Twelve: Any good spy studied his enemy for weeks, months, or even years before he confronted that enemy. With the enmity between Garam Finance and the Manjoume Group, Amon suspected the day would come when he and one of those three would face one another in some kind of battle. He made plans for them all. He knew exactly how he would defeat Manjoume Jun in a duel six months before he ever met him.
Thirteen: Once, Amon blinded a man with a toothpick. He knew his brother would never know what the sound of a man’s eye caving in sounded like. That was all right. He knew, and because he knew, his brother wasn’t ever going to have to.
Fourteen: One of the greatest days of Amon’s life was the day he realized that he could do anything to protect Sid and their parents wouldn’t care. They would encourage him. Laws meant nothing when it came to guarding their precious son. Sid was a very protected child from that moment on.
Fifteen: A business associate of Garam Finance once gave Amon a book on war strategies and Echo a set of bracelets. An hour after the associate had left, Echo gave him the bracelets, and he gave her the book. He enjoyed them so much they became a regular part of his ensemble. But he still read the book after Echo had.
Sixteen: Amon never knew Echo in the Biblical sense of the word. There was never any time. He had his education, both at school and the private lessons that his father wanted him to learn, and he had to spend time with Sid, because that was what Sid wanted, and there was just never any time. He wondered if that contributed to how much Echo hated Sid as well.

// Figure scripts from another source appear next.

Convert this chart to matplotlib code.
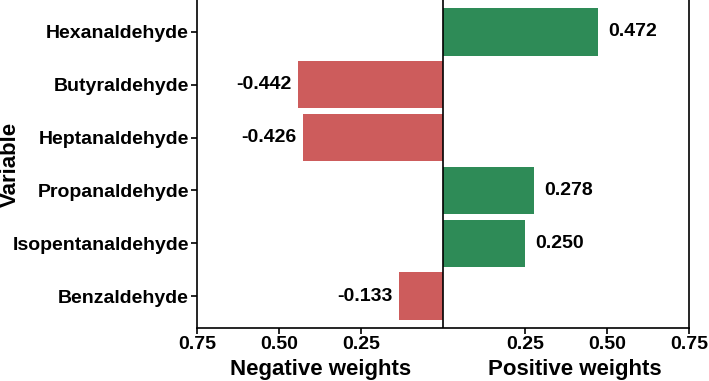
import matplotlib
matplotlib.use('Agg')
import matplotlib.pyplot as plt
from matplotlib.ticker import FuncFormatter

variables = ['Hexanaldehyde', 'Butyraldehyde', 'Heptanaldehyde',
             'Propanaldehyde', 'Isopentanaldehyde', 'Benzaldehyde']
weights = [0.472, -0.442, -0.426, 0.278, 0.250, -0.133]
xticks = [-0.75, -0.50, -0.25, 0.25, 0.50, 0.75]

plt.rcParams['font.family'] = ['Liberation Sans', 'DejaVu Sans']
plt.rcParams['font.weight'] = 'bold'

fig = plt.figure(figsize=(7.09, 3.81), dpi=100)
ax = fig.add_axes([0.278, 0.139, 0.694, 0.861])

ypos = list(range(len(variables)))[::-1]
colors = ['#2E8B57' if w > 0 else '#CD5C5C' for w in weights]
ax.barh(ypos, weights, height=0.9, color=colors)
ax.axvline(0, color='black', lw=1.2)

for y, w in zip(ypos, weights):
	if w > 0:
		ax.annotate('%.3f' % w, (w, y), xytext=(7.5, 0), textcoords='offset points',
			ha='left', va='center', fontsize=14, fontweight='bold')
	else:
		ax.annotate('%.3f' % w, (w, y), xytext=(-5, 0), textcoords='offset points',
			ha='right', va='center', fontsize=14, fontweight='bold')

ax.set_xlim(-0.75, 0.75)
ax.set_ylim(-0.6, 5.6)
ax.set_yticks(ypos)
ax.set_yticklabels(variables, fontsize=14, fontweight='bold')
ax.set_xticks(xticks)
ax.xaxis.set_major_formatter(FuncFormatter(lambda v, p: '%.2f' % abs(v)))
for lab in ax.get_xticklabels():
	lab.set_fontsize(14)
	lab.set_fontweight('bold')
ax.tick_params(axis='both', length=4, width=1.2, pad=2)

ax.spines['top'].set_visible(False)
for s in ['left', 'right', 'bottom']:
	ax.spines[s].set_linewidth(1.2)

ax.set_ylabel('Variable', fontsize=16, fontweight='bold')
ax.yaxis.set_label_coords(-0.358, 0.5)
ax.text(-0.375, -0.143, 'Negative weights', transform=ax.get_xaxis_transform(),
	ha='center', va='baseline', fontsize=16, fontweight='bold')
ax.text(0.4, -0.143, 'Positive weights', transform=ax.get_xaxis_transform(),
	ha='center', va='baseline', fontsize=16, fontweight='bold')

fig.savefig('out.png', dpi=100)
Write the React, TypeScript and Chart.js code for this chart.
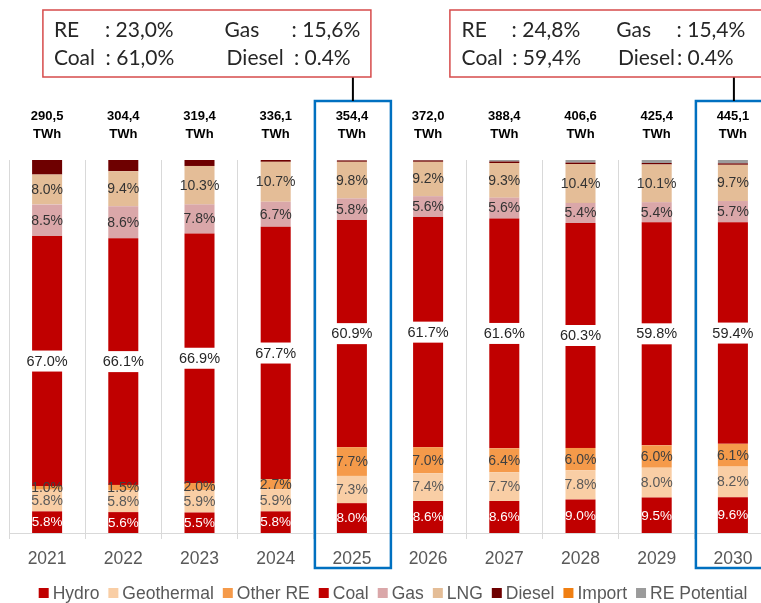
import { useEffect, useRef } from 'react';
import { Chart, registerables } from 'chart.js';

Chart.register(...registerables);

const years = ['2021', '2022', '2023', '2024', '2025', '2026', '2027', '2028', '2029', '2030'];
const hydro = [5.8, 5.6, 5.5, 5.8, 8.0, 8.6, 8.6, 9.0, 9.5, 9.6];
const geothermal = [5.8, 5.8, 5.9, 5.9, 7.3, 7.4, 7.7, 7.8, 8.0, 8.2];
const otherRE = [1.0, 1.5, 2.0, 2.7, 7.7, 7.0, 6.4, 6.0, 6.0, 6.1];
const coal = [67.0, 66.1, 66.9, 67.7, 60.9, 61.7, 61.6, 60.3, 59.8, 59.4];
const gas = [8.5, 8.6, 7.8, 6.7, 5.8, 5.6, 5.6, 5.4, 5.4, 5.7];
const lng = [8.0, 9.4, 10.3, 10.7, 9.8, 9.2, 9.3, 10.4, 10.1, 9.7];
const diesel = [3.9, 3.0, 1.6, 0.5, 0.4, 0.4, 0.4, 0.4, 0.4, 0.4];
const importShare = [0, 0, 0, 0, 0, 0, 0, 0, 0, 0];
const rePotential = [0, 0, 0, 0, 0, 0.1, 0.4, 0.7, 0.8, 0.9];
const totalsTWh = ['290,5', '304,4', '319,4', '336,1', '354,4', '372,0', '388,4', '406,6', '425,4', '445,1'];

const highlightYears = ['2025', '2030'];
const summaryLabels = ['RE', 'Gas', 'Coal', 'Diesel'];
const summary2025 = ['23,0%', '15,6%', '61,0%', '0.4%'];
const summary2030 = ['24,8%', '15,4%', '59,4%', '0.4%'];

const FONT = "'Liberation Sans', Arial, sans-serif";
const BOX_FONT = "Lato, 'Liberation Sans', sans-serif";

const series = [
  { label: 'Hydro', data: hydro, color: '#C00000', text: '#FFFFFF', size: 13.5 },
  { label: 'Geothermal', data: geothermal, color: '#F9CEA5', text: '#595959', size: 14 },
  { label: 'Other RE', data: otherRE, color: '#F59A4A', text: '#404040', size: 14 },
  { label: 'Coal', data: coal, color: '#C00000', text: '#262626', size: 14.5 },
  { label: 'Gas', data: gas, color: '#DAA7A9', text: '#333333', size: 14 },
  { label: 'LNG', data: lng, color: '#E4BD97', text: '#333333', size: 14 },
  { label: 'Diesel', data: diesel, color: '#6E0000', text: '', size: 0 },
  { label: 'Import', data: importShare, color: '#F07F12', text: '', size: 0 },
  { label: 'RE Potential', data: rePotential, color: '#9B9B9B', text: '', size: 0 },
];

const overlay = {
  id: 'overlay',
  afterDatasetsDraw(chart: any) {
    const ctx = chart.ctx as CanvasRenderingContext2D;
    ctx.save();
    ctx.textAlign = 'center';
    ctx.textBaseline = 'middle';
    series.forEach((s, i) => {
      if (!s.size) return;
      const meta = chart.getDatasetMeta(i);
      meta.data.forEach((bar: any, j: number) => {
        const v = s.data[j];
        if (!v) return;
        const p = bar.getProps(['x', 'y', 'base'], true);
        const cy = (p.y + p.base) / 2;
        const txt = v.toFixed(1) + '%';
        ctx.font = `${s.size}px ${FONT}`;
        if (s.label === 'Coal') {
          const w = ctx.measureText(txt).width + 2;
          ctx.fillStyle = '#FFFFFF';
          ctx.fillRect(p.x - w / 2, cy - 10.5, w, 21);
        }
        ctx.fillStyle = s.text;
        ctx.fillText(txt, p.x, cy + 0.5);
      });
    });
    ctx.restore();
  },
  afterDraw(chart: any) {
    const ctx = chart.ctx as CanvasRenderingContext2D;
    const xs = chart.scales.x;
    const area = chart.chartArea;
    ctx.save();
    // totals above bars
    ctx.textAlign = 'center';
    ctx.textBaseline = 'middle';
    ctx.fillStyle = '#000000';
    ctx.font = `bold 13px ${FONT}`;
    years.forEach((y, i) => {
      const x = xs.getPixelForValue(i);
      ctx.fillText(totalsTWh[i], x, area.top - 44);
      ctx.fillText('TWh', x, area.top - 26);
    });
    // highlight boxes
    ctx.strokeStyle = '#0070C0';
    ctx.lineWidth = 2.5;
    highlightYears.forEach((yr) => {
      const x = xs.getPixelForValue(years.indexOf(yr));
      ctx.strokeRect(x - 37, area.top - 59, 76, area.bottom - area.top + 94);
    });
    // summary boxes
    const boxes = [
      { yr: '2025', values: summary2025, left: -309, width: 328, lab: [11, 181.6, 11, 183.7], col: [62, 248.7, 62.7, 251] },
      { yr: '2030', values: summary2030, left: -283, width: 314, lab: [11.7, 166.3, 11.7, 168], col: [61.7, 226.7, 62.3, 227] },
    ];
    boxes.forEach((b) => {
      const cx = xs.getPixelForValue(years.indexOf(b.yr));
      const bx = cx + b.left;
      ctx.strokeStyle = '#000000';
      ctx.lineWidth = 2;
      ctx.beginPath();
      ctx.moveTo(cx + 1, 77);
      ctx.lineTo(cx + 1, area.top - 59);
      ctx.stroke();
      ctx.fillStyle = '#FFFFFF';
      ctx.fillRect(bx, 10, b.width, 67);
      ctx.strokeStyle = '#D64B4B';
      ctx.lineWidth = 1.5;
      ctx.strokeRect(bx, 10, b.width, 67);
      ctx.fillStyle = '#262626';
      ctx.font = `21px ${BOX_FONT}`;
      ctx.textAlign = 'left';
      ctx.textBaseline = 'alphabetic';
      summaryLabels.forEach((lab, k) => {
        const ty = k < 2 ? 37 : 65;
        ctx.fillText(lab, bx + b.lab[k], ty);
        ctx.fillText(': ' + b.values[k], bx + b.col[k], ty);
      });
    });
    // legend
    ctx.font = `17.5px ${FONT}`;
    ctx.textBaseline = 'middle';
    ctx.textAlign = 'left';
    const widths = series.map((s) => ctx.measureText(s.label).width);
    const total = widths.reduce((a, w) => a + w + 14, 0) + 9 * (series.length - 1);
    let x = (area.left + area.right) / 2 + 3 - total / 2;
    const ly = 593;
    series.forEach((s, i) => {
      ctx.fillStyle = s.color;
      ctx.fillRect(x, ly - 5, 10, 10);
      ctx.fillStyle = '#595959';
      ctx.fillText(s.label, x + 14, ly + 1);
      x += 14 + widths[i] + 9;
    });
    ctx.restore();
  },
};

export default function App() {
  const ref = useRef<HTMLCanvasElement>(null);
  useEffect(() => {
    const chart = new Chart(ref.current!, {
      type: 'bar',
      data: {
        labels: years,
        datasets: series.map((s) => ({
          label: s.label,
          data: s.data,
          backgroundColor: s.color,
          borderWidth: 0,
          barPercentage: 0.394,
          categoryPercentage: 1,
        })),
      },
      options: {
        responsive: false,
        animation: false,
        devicePixelRatio: 1,
        layout: { padding: { top: 160, left: 9, right: 0, bottom: 23 } },
        plugins: { legend: { display: false }, tooltip: { enabled: false } },
        scales: {
          x: {
            stacked: true,
            grid: { color: '#D9D9D9', tickLength: 6, offset: true },
            border: { color: '#D9D9D9' },
            ticks: { color: '#595959', font: { family: FONT, size: 17.5 }, padding: 10 },
          },
          y: { stacked: true, display: false, min: 0, max: 100 },
        },
      },
      plugins: [overlay],
    });
    return () => chart.destroy();
  }, []);
  return (
    <div style={{ position: 'fixed', left: 0, top: 0, width: 761, height: 603, overflow: 'hidden', background: '#FFFFFF' }}>
      <canvas ref={ref} width={771} height={603} style={{ display: 'block', width: '771px', height: '603px' }} />
    </div>
  );
}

Seventeen: Amon had never forgotten the family name he was born to, or where he had lived until he had ran away. There had been no abuse there. His reasons for leaving were his own and he never spoke of them. But when he was fifteen and found his mother sniffing around the Garam household in search of a job, he made one trip back to the old home. When he read the obituary in the papers some days later, he smiled at a job well done.
Eighteen: Amon had never liked cats or dogs. As time passed, he had more reasons not to like them. Dogs reminded him too much of how loyal he was to Sid and their parents, performing any trick he could in order to get their praise. Cats reminded him too much of how he didn’t want to be that loyal. Dogs were who he was. Cats were who he wanted to be. So he hated them all.
Nineteen: Amon protected Sid from anything that could harm him in any way. This protection would last until Sid was mature enough to protect himself and to run Garam Finance. This was why Amon encouraged Sid to find other pursuits than dueling, despite how popular it was, and how much Sid enjoyed the few practice duels they had against one another. Amon didn’t want Sid to think about the Pro Leagues and the wealth and connections available there. Sid would only be disappointed in the end. Amon protected Sid from himself.
Twenty: Someone had once accused Goa Garam of multiple crimes, most of which were patently ridiculous for someone in the public eye as he was. Not long after the accusations began, the accuser dropped out of sight. Amon didn’t think the crime of murder was so horrible when it came to protecting the honor of his family. If anyone had ever asked, he would have said he was only guilty of aggravated assault. Her lies had aggravated him.